II {¶ 33} In her second assignment of error, appellant asserts she is entitled to coverage under the Medical Payments Coverage section of the Policy for medical expenses she contracted to pay or actually paid for care rendered to her husband, Mr. Brunn. Because appellant paid Mr. Brunn's medical expenses from their joint assets, appellant asserts she is entitled to recover her share (50%) of the expenditures. In support of her argument, appellant relies on the Ohio Supreme Court Decision in Dean v.Angelas (1970), 24 Ohio. St.2d 99.

{¶ 34} The trial court denied coverage under the Medical Payments Coverage section based upon the following exclusion:

EXCLUSIONS {¶ 35} "We do not provide Medical Payments Coverage for any insured for bodily injury:

{¶ 36} "1. Sustained while occupying any motorized vehicle having fewer than four wheels,

{¶ 37} "* * *

{¶ 38} "5. Sustained while occupying, or when struck by, any vehicle which is owned by you (other than your covered auto).

{¶ 39} "* * *

{¶ 40} "6. Sustained while occupying or when struck by, any vehicle (other than your covered auto) which is:

{¶ 41} "a. Owned by you or by any family member;

{¶ 42} * * *"

{¶ 43} Because appellant was neither occupying any vehicle nor did she sustain bodily injury, we find the exclusion does not clearly and unambiguously exclude coverage under the Medical Payments Coverage section of the Policy. However, our analysis does not end here. We must also determine whether appellant is entitled to recover medical expenses incurred by Mr. Brunn under the test set forth in Dean.

{¶ 44} In Dean, the Ohio Supreme Court held: "In a petition by a wife against a third party who injured her husband, an allegation . . . she has incurred medical expense on his behalf, is sufficient to permit the wife to show that such expense was paid, or contracted to be paid, out of her separate property, and thus, may be recovered by her from the third party." Id, syllabus no. 2. In the case sub judice, there is no evidence appellant was contractually obligated to pay her husband's medical expenses nor is there evidence appellant paid his medical expenses out of her "separate" property. Payments made from appellant's and her husband's joint assets are insufficient to satisfy the Dean test.

{¶ 45} Appellant's second assignment of error is overruled.

III {¶ 46} Herein, appellant asserts the trial court erred in granting Motorists summary judgment on her bad faith claim.

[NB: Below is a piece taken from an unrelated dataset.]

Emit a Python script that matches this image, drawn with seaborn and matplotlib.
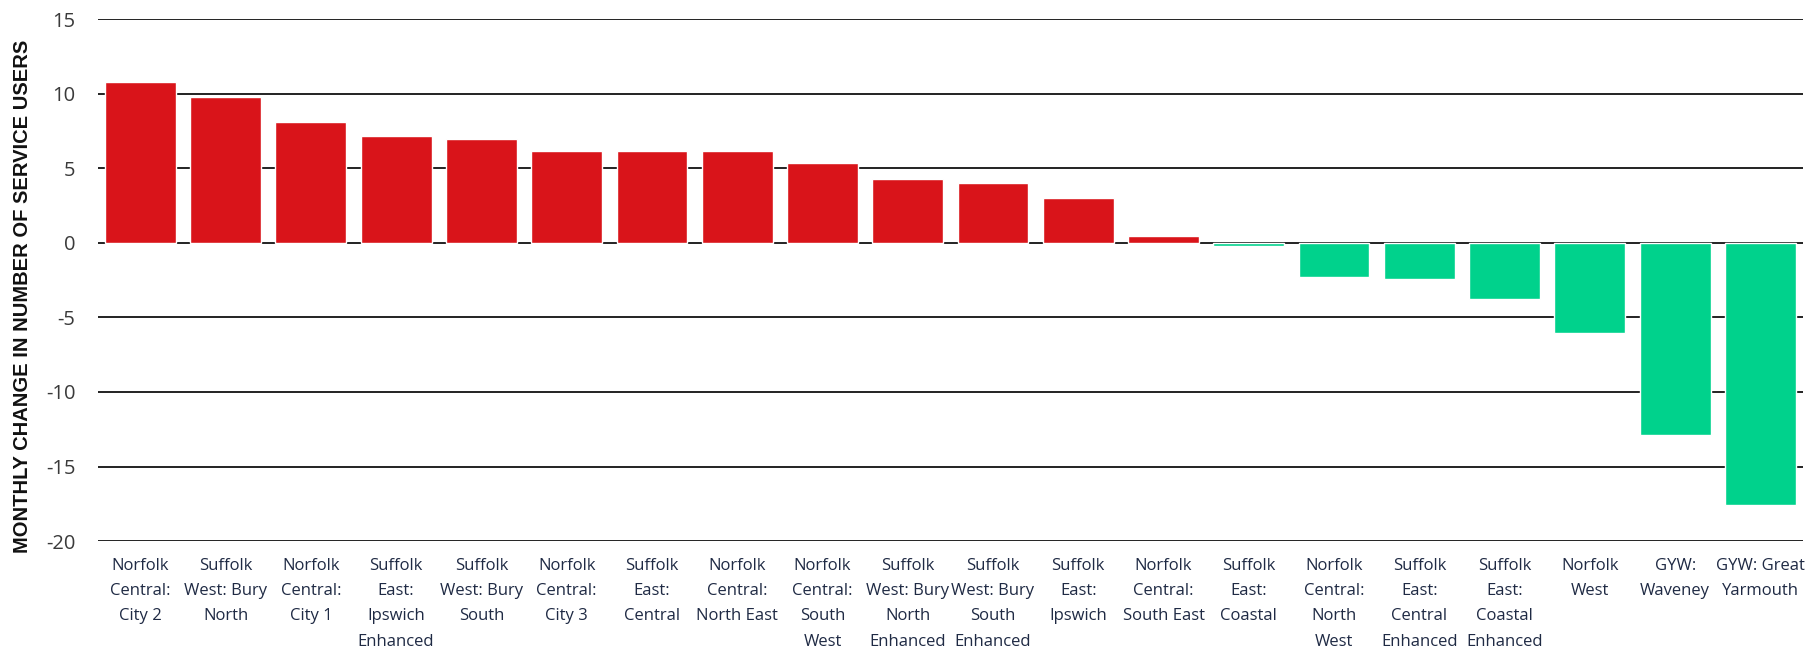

{¶ 47} In Zoppo v. Homestead Ins. Co. (1994),71 Ohio St.3d 552, the Ohio Supreme Court recognized a "bad faith" claim against an insurer:

{¶ 48} "An insurer fails to exercise good faith in the processing of a claim of its insured where its refusal to pay the claim is not predicated upon circumstances that furnish reasonable justification therefore." Id. at syllabus ¶ 1.

{¶ 49} At the time Motorists denied appellant's UIM claim, our decision in Jones was precedent upon which Motorists could reasonably justify its denial of coverage. The fact we have now decided to reverse Jones is of no import.

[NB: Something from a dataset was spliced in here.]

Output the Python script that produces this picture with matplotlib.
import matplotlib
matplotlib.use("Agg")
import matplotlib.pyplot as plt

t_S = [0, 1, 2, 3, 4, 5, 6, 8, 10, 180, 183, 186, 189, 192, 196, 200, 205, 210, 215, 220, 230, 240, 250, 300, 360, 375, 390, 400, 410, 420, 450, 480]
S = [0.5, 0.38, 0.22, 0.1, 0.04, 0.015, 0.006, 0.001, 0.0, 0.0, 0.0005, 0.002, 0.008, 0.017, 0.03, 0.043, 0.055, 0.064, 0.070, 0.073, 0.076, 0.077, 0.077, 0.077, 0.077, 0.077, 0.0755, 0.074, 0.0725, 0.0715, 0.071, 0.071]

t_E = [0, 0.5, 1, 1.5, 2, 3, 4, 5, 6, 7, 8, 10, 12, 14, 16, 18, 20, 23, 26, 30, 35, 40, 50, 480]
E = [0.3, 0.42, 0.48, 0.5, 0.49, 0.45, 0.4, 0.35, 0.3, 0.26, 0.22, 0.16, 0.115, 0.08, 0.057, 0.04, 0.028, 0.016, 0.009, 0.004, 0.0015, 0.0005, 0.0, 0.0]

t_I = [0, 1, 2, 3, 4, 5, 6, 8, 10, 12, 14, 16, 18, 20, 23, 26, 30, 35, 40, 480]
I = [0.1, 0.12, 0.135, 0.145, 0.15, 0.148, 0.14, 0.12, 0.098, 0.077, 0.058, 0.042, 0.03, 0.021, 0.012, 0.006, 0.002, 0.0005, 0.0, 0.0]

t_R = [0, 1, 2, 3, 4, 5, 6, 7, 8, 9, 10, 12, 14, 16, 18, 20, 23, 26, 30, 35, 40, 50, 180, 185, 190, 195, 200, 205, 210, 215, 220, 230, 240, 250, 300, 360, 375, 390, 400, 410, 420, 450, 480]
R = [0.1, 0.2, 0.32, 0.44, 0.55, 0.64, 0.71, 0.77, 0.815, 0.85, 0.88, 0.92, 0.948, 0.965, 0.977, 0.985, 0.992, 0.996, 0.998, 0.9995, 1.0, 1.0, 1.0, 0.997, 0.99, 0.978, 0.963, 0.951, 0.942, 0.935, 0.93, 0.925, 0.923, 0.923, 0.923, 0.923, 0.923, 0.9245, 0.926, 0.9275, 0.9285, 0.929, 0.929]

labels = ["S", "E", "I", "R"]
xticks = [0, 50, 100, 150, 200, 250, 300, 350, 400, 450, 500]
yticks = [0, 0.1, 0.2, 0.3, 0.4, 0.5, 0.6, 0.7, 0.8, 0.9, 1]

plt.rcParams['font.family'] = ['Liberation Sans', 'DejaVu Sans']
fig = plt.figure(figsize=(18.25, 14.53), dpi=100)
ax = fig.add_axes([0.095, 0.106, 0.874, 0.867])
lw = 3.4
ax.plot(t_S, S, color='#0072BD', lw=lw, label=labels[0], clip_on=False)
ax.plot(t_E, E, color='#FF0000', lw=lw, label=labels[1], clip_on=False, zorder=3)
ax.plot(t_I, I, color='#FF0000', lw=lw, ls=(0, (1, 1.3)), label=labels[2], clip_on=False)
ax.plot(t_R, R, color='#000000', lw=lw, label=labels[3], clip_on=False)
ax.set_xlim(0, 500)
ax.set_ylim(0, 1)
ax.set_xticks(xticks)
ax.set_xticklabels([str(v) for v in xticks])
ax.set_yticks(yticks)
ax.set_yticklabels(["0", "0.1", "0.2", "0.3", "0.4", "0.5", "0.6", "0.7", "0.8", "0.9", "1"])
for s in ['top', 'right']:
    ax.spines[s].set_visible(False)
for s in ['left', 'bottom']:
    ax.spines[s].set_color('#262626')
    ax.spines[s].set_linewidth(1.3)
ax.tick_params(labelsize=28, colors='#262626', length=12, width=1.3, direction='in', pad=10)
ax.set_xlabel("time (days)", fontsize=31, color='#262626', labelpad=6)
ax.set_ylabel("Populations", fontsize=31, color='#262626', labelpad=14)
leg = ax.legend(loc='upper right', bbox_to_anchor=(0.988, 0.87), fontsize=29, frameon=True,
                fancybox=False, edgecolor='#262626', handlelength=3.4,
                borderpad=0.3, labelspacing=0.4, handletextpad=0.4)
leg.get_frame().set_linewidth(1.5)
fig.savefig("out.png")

{¶ 50} Having found, supra, in our discussion of appellant's second assignment of error no coverage exists under the Medical Payments Coverage section of the Policy, we find the trial court properly granted Motorists' summary judgment on appellant's bad faith claim.

IV {¶ 51} Herein, appellant asserts the trial court erred in failing to limit the amount of set-off against Motorists' UIM coverage to the amount actually received by appellant.

{¶ 52} Given its finding no UIM coverage existed, the trial court did not reach this issue.

{¶ 53} We decline to address this assignment of error until the trial court is provided the opportunity to determine this issue upon remand. Accordingly, we overrule this assignment of error as being premature.

{¶ 54} The judgment of the Richland County Court of Common Pleas is affirmed in part; reversed in part and remanded.

Hoffman, J.

Edwards, J. concurs separately.

Boggins, P.J. concurs in part and dissents in part.

1 An uninsured motor vehicle includes an underinsured motor vehicle per Part C, Subsection C (2) of the Policy.